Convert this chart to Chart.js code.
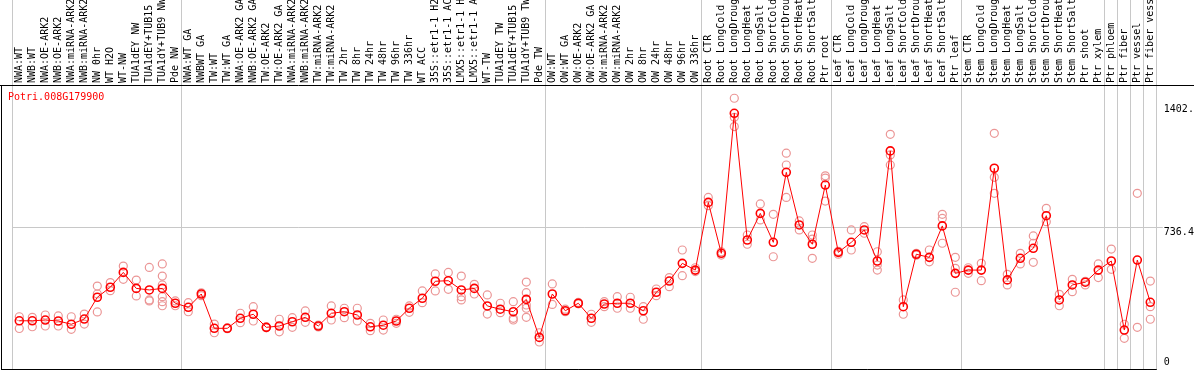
<!DOCTYPE html>
<html>
<head>
<meta charset="utf-8">
<script src="https://cdn.jsdelivr.net/npm/chart.js@4.4.1/dist/chart.umd.min.js"></script>
<style>
  html, body { margin: 0; padding: 0; background: #fff; }
  #wrap { width: 1194px; height: 370px; position: relative; }
</style>
</head>
<body>
<div id="wrap"><canvas id="efpChart"></canvas></div>
<script>
const geneId = 'Potri.008G179900';

const samples = [
  'NWA:WT', 'NWB:WT', 'NWA:OE-ARK2', 'NWB:OE-ARK2', 'NWA:miRNA-ARK2', 'NWB:miRNA-ARK2',
  'NW 0hr', 'WT H2O', 'WT-NW', 'TUA1dEY NW', 'TUA1dEY+TUB15 NW', 'TUA1dY+TUB9 NW', 'Pde NW',
  'NWA:WT GA', 'NWBWT GA', 'TW:WT', 'TW:WT GA', 'NWA:OE-ARK2 GA', 'NWB:OE-ARK2 GA',
  'TW:OE-ARK2', 'TW:OE-ARK2 GA', 'NWA:miRNA-ARK2 GA', 'NWB:miRNA-ARK2 GA', 'TW:miRNA-ARK2',
  'TW:miRNA-ARK2 GA', 'TW 2hr', 'TW 8hr', 'TW 24hr', 'TW 48hr', 'TW 96hr', 'TW 336hr', 'WT ACC',
  '35S::etr1-1 H2O', '35S::etr1-1 ACC', 'LMX5::etr1-1 H2O', 'LMX5::etr1-1 ACC', 'WT-TW',
  'TUA1dEY TW', 'TUA1dEY+TUB15 TW', 'TUA1dY+TUB9 TW', 'Pde TW',
  'OW:WT', 'OW:WT GA', 'OW:OE-ARK2', 'OW:OE-ARK2 GA', 'OW:miRNA-ARK2', 'OW:miRNA-ARK2 GA',
  'OW 2hr', 'OW 8hr', 'OW 24hr', 'OW 48hr', 'OW 96hr', 'OW 336hr',
  'Root CTR', 'Root LongCold', 'Root LongDrought', 'Root LongHeat', 'Root LongSalt',
  'Root ShortCold', 'Root ShortDrought', 'Root ShortHeat', 'Root ShortSalt', 'Ptr root',
  'Leaf CTR', 'Leaf LongCold', 'Leaf LongDrought', 'Leaf LongHeat', 'Leaf LongSalt',
  'Leaf ShortCold', 'Leaf ShortDrought', 'Leaf ShortHeat', 'Leaf ShortSalt', 'Ptr leaf',
  'Stem CTR', 'Stem LongCold', 'Stem LongDrought', 'Stem LongHeat', 'Stem LongSalt',
  'Stem ShortCold', 'Stem ShortDrought', 'Stem ShortHeat', 'Stem ShortSalt', 'Ptr shoot',
  'Ptr xylem', 'Ptr phloem', 'Ptr fiber', 'Ptr vessel', 'Ptr fiber vessel'
];

// mean expression per sample
const means = [
  250, 250, 254, 249, 232, 259, 372, 424, 501, 418,
  410, 418, 341, 320, 389, 211, 211, 263, 284, 216,
  223, 245, 268, 223, 289, 297, 280, 219, 227, 249,
  315, 367, 455, 458, 410, 418, 327, 310, 297, 361,
  164, 389, 302, 341, 263, 337, 341, 341, 302, 398,
  456, 548, 513, 864, 600, 1326, 669, 807, 657, 1020,
  747, 647, 954, 605, 657, 721, 560, 1131, 323, 595,
  579, 742, 496, 513, 513, 1041, 462, 574, 626, 795,
  358, 436, 450, 513, 560, 202, 565, 346
];

// replicate values
const rep1 = [
  271, 268, 280, 275, 271, 285, 430, 448, 534, 461,
  527, 545, 353, 344, 395, 233, 213, 289, 323, 218,
  258, 266, 301, 228, 327, 315, 315, 237, 254, 258,
  327, 405, 493, 501, 482, 439, 384, 341, 349, 451,
  188, 441, 310, 345, 284, 349, 375, 372, 323, 415,
  474, 617, 525, 890, 608, 1404, 695, 856, 802, 1119,
  768, 695, 1002, 595, 721, 738, 608, 1217, 358, 600,
  617, 802, 579, 525, 548, 1222, 491, 600, 690, 833,
  387, 465, 436, 545, 622, 232, 911, 456
];
const rep2 = [
  210, 219, 223, 223, 206, 233, 296, 406, 465, 379,
  358, 328, 328, 297, 380, 188, 209, 240, 249, 214,
  193, 216, 242, 218, 254, 266, 249, 199, 202, 237,
  294, 344, 405, 413, 375, 389, 285, 292, 263, 268,
  140, 335, 297, 338, 242, 323, 315, 315, 258, 380,
  427, 484, 505, 847, 591, 1257, 647, 773, 582, 890,
  721, 574, 871, 610, 617, 704, 513, 1058, 284, 590,
  556, 652, 398, 496, 458, 911, 436, 545, 553, 764,
  328, 401, 455, 474, 517, 159, 216, 258
];
const rep3 = [
  null, null, null, null, null, null, 389, null, null, null,
  353, 482, null, null, null, null, null, null, null, null,
  null, null, null, null, null, null, null, null, null, null,
  null, null, null, null, 358, null, null, null, 254, 396,
  null, null, null, null, null, null, null, null, null, null,
  null, null, null, null, null, 1305, null, null, null, 1058,
  null, 674, 990, null, null, null, 539, 1110, null, null,
  null, 781, 522, null, null, 994, null, null, 652, null,
  null, null, null, null, null, null, null, 323
];
// extra replicates [sample index, value]
const rep4Pairs = [[11, 436], [39, 332]];
const rep5Pairs = [[11, 375], [39, 315]];
const rep6Pairs = [[11, 349]];

const yTicks = [0, 736.4, 1402.6];
const yMax = 1472.8;
// sample index where each group starts (vertical separators)
const groupStarts = [0, 13, 41, 53, 63, 73, 84, 85, 86, 87];

const sparse = pairs => {
  const a = samples.map(() => null);
  pairs.forEach(([i, v]) => { a[i] = v; });
  return a;
};

const monoFont = { family: '"DejaVu Sans Mono", monospace', size: 10 };
const gray = '#c8c8c8';
const clear = 'rgba(0,0,0,0)';

const xGridColor = (c) => {
  if (c.type !== 'tick' || groupStarts.includes(c.index)) return gray;
  return clear;
};

// no extra room for labels, the reference lets them clip
const noPad = (s) => {
  s.paddingTop = 0;
  s.paddingBottom = 0;
  s.paddingLeft = 0;
  s.paddingRight = 0;
};

const framePlugin = {
  id: 'frame',
  afterDraw(chart) {
    const { ctx, chartArea } = chart;
    ctx.save();
    ctx.strokeStyle = '#000';
    ctx.lineWidth = 1;
    ctx.beginPath();
    ctx.moveTo(0, chartArea.top + 0.5);
    ctx.lineTo(chart.width, chartArea.top + 0.5);
    ctx.moveTo(1.5, chartArea.top);
    ctx.lineTo(1.5, chartArea.bottom + 1);
    ctx.moveTo(1, chartArea.bottom + 0.5);
    ctx.lineTo(chartArea.right, chartArea.bottom + 0.5);
    ctx.stroke();
    ctx.fillStyle = '#ff0000';
    ctx.font = '10px "DejaVu Sans Mono"';
    ctx.textBaseline = 'middle';
    ctx.fillText(geneId, 8, chartArea.top + 12);
    ctx.restore();
  }
};

const repStyle = {
  showLine: false,
  pointRadius: 4,
  pointBorderWidth: 1.2,
  pointBorderColor: '#eb9696',
  pointBackgroundColor: clear
};

new Chart(document.getElementById('efpChart'), {
  type: 'line',
  data: {
    labels: samples,
    datasets: [
      {
        label: geneId,
        data: means,
        borderColor: '#ff0000',
        borderWidth: 1,
        pointRadius: 4,
        pointBorderWidth: 1.6,
        pointBorderColor: '#ff0000',
        pointBackgroundColor: clear
      },
      { label: 'rep1', data: rep1, ...repStyle },
      { label: 'rep2', data: rep2, ...repStyle },
      { label: 'rep3', data: rep3, ...repStyle },
      { label: 'rep4', data: sparse(rep4Pairs), ...repStyle },
      { label: 'rep5', data: sparse(rep5Pairs), ...repStyle },
      { label: 'rep6', data: sparse(rep6Pairs), ...repStyle }
    ]
  },
  options: {
    responsive: true,
    maintainAspectRatio: false,
    animation: false,
    layout: { autoPadding: false, padding: { left: 12.8, right: 0, top: 0, bottom: 1 } },
    plugins: {
      legend: { display: false },
      tooltip: { enabled: false }
    },
    scales: {
      x: {
        position: 'top',
        offset: true,
        afterFit: (s) => { s.height = 85; noPad(s); },
        grid: { offset: true, color: xGridColor, drawTicks: true, tickLength: 85 },
        border: { display: false },
        ticks: {
          autoSkip: false,
          minRotation: 90,
          maxRotation: 90,
          padding: -83,
          labelOffset: 12,
          color: '#000',
          font: monoFont
        }
      },
      y: {
        position: 'right',
        min: 0,
        max: yMax,
        afterFit: (s) => { s.width = 37.2; noPad(s); },
        afterBuildTicks: (s) => { s.ticks = yTicks.map(v => ({ value: v })); },
        grid: {
          color: (c) => (c.tick && c.tick.value === 736.4 ? gray : clear),
          drawTicks: true,
          tickLength: 6
        },
        border: { display: false },
        ticks: {
          align: 'start',
          padding: 1,
          color: '#000',
          font: monoFont,
          callback: (v) => {
            if (v === 0) return ['0', '', ''];
            if (v === 736.4) return '736.4';
            return ['', String(v)];
          }
        }
      }
    }
  },
  plugins: [framePlugin]
});
</script>
</body>
</html>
※
- [What is expected]
Give again, word for word, every line from the top of the data through the line with "const geneId = 'Potri.008G179900';", both ends included, and exclude the pictures.

- [Exercise result]
Convert this chart to Chart.js code.
<!DOCTYPE html>
<html>
<head>
<meta charset="utf-8">
<script src="https://cdn.jsdelivr.net/npm/chart.js@4.4.1/dist/chart.umd.min.js"></script>
<style>
  html, body { margin: 0; padding: 0; background: #fff; }
  #wrap { width: 1194px; height: 370px; position: relative; }
</style>
</head>
<body>
<div id="wrap"><canvas id="efpChart"></canvas></div>
<script>
const geneId = 'Potri.008G179900';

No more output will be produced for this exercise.